Nico Padrón reviews the latest film from director Adam McKay, Vice, which attempts to provide a comic retelling of the life of one of recent political history’s most notoriously unscrupulous figures.
Vice follows the life of Dick Cheney from his early years in the Republican Party apparatus to his infamous role as Vice President in the Bush administration.
The film follows a nonlinear narrative that tries to piece together what is known about one of the most secretive figures of recent American political history.
Cheney’s ascent up the ranks of the US government bureaucracy was staggering. His career started as a mere clerk to Donald Rumsfeld, Nixon’s economic advisor. From there he moved on to White House Chief of Staff for President Ford.
During the Reagan years he served in the US House of Representatives, where he helped pass pro-business, anti-worker legislation. After that, he was appointed Secretary of Defence to George H.W. Bush’s administration during the first Gulf War.
Later, in the Clinton years, Cheney moved into the private sector, utilising the classic ‘revolving door’ available to members of the political elite. Despite having no business experience, he was made CEO of Halliburton, a US oil company that would later profit enormously from the second Iraq War.
Concentrating power
Until this point, Dick Cheney’s life story does not seem out of the ordinary. Just another member of the capitalist class – not a good person by any stretch of the imagination, but not a particularly noteworthy one either.
In fact, the movie toys with this idea by rolling the credits halfway through, as though what was to come later in his life – his role as Vice President to George W. Bush – never happened. Unfortunately, it did.
As VP to Bush Jr., Cheney concentrated all power in his hands. Using a series of loopholes and other manoeuvres, he ended up effectively in control of all presidential responsibilities and decisions.
It can be argued that Bush was never really in charge of the White House, but that he was just a puppet for Cheney to control. However, that’s not the whole story. By relying on the unitary executive theory of American constitutional law, he gained control of all branches and agencies of the executive and used them to extend his power.
Imperialist atrocities
Cheney and Bush used 9/11 as an excuse to launch a fully-fledged imperialist invasion of Iraq. By outright lying as to the whereabouts of Al-Qaeda’s operators and claiming that Saddam Hussein had weapons of mass destruction, they convinced NATO forces to intervene too. Countless violations of the Geneva Convention and human rights abuses were committed in this ‘war on terror’.

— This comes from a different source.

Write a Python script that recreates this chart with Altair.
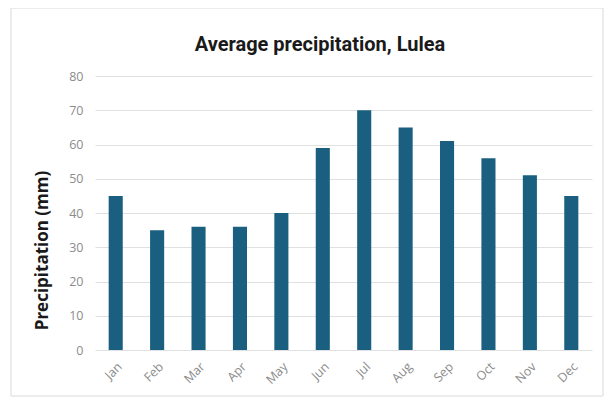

Director Adam McKay (The Big Short, Anchorman) defines Vice as a tragicomedy. Several reviewers go as far as saying the film is “riotously funny”. I must disagree. While it is true that the movie features several jokes and dark humour twists, the content of its story is no laughing matter.
Dick Cheney is responsible not only for perpetuating US imperialist atrocities, but also for exacerbating them. Some estimates put the death toll from the Iraq War as over one million people. The war destabilised the country and its neighbouring regions, with a devastating impact on the lives of countless people. This can still be seen today with the rise of Islamic State and other jihadi groups in the area.
No beliefs, only profits
For that matter, the attempts to humanise Cheney by showing the viewer scenes of his private life – his devotion to his wife and his family – seem forced and deceiving. Dick Cheney was nothing more than bureaucratic vermin, uninspired and uninspiring, in charge of doing the dirty work for the big capitalists of the United States of America.
And above all, Cheney is a war criminal – one that has never stood trial or accounted in any way for his awful crimes against the working class of Iraq, the USA, or any other country. Meanwhile, as successful as Cheney was in committing his crimes, he is not an exception: countless others have committed atrocities in the interests of US imperialism.
One of the most striking moments in the film happens when a young Cheney asks Rumsfeld the question: “Donald, what do we believe in?” Donald Rumsfeld replies by bursting out in laughter and exclaiming: “What do we believe in! Good one Dick!”
The truth is that while this moment serves a comedic purpose, it unintentionally depicts exactly how the representatives of big business and imperialism think and operate. There is no belief system, no morality – only a series of decisions taken to promote US imperialist policies and the rule of the market.